A Comparative Study of a Series of Supervised Learning Models for Motorcycle Crash Injury Severity Prediction

Motorcycle Crash Injury Severity Machine Learning Algorithms Supervised Learning Models Random Forest SHAP Analysis

Authors

Downloads

Motorcycle crashes pose a major public health challenge in Thailand, where motorcyclists account for most traffic fatalities. This study aims to evaluate and compare the predictive performance of four supervised learning models—Decision Tree (DT), K-Nearest Neighbor (KNN), Naïve Bayes (NB), and Random Forest (RF)—for motorcycle crash injury severity using data from the Highway Accident Information Management System (2020–2022).

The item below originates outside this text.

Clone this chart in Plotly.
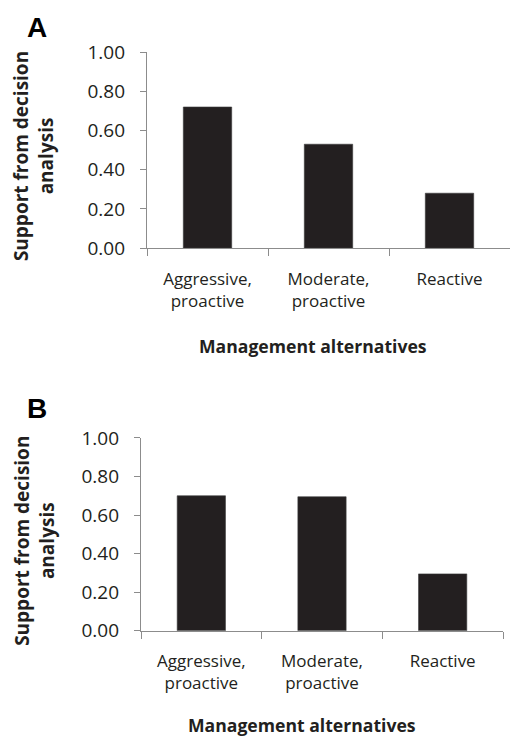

After preprocessing, 36 explanatory variables covering roadway, environmental, accident causes, crash characteristics, and vehicle involvement were analyzed. To address class imbalance, the Synthetic Minority Oversampling Technique (SMOTE) and cost-sensitive learning were applied, and models were validated using train–test splits with cross-validation. The Random Forest model achieved the best performance with an AUC of 0.726, balanced accuracy of 0.649, and Matthews Correlation Coefficient (MCC) of 0.308, outperforming the other algorithms. SHapley Additive exPlanations (SHAP) were used to interpret the RF model, identifying nighttime crashes, large truck involvement, and roadway features (e.g., depressed medians and two-lane roads) as key predictors of severe outcomes. These insights suggest countermeasures such as improving nighttime safety, dedicating truck lanes, and designing safer medians. The novelty of this study lies in integrating model comparison, imbalance-aware metrics, and SHAP interpretability to provide actionable, context-specific policy recommendations for motorcycle safety in Thailand.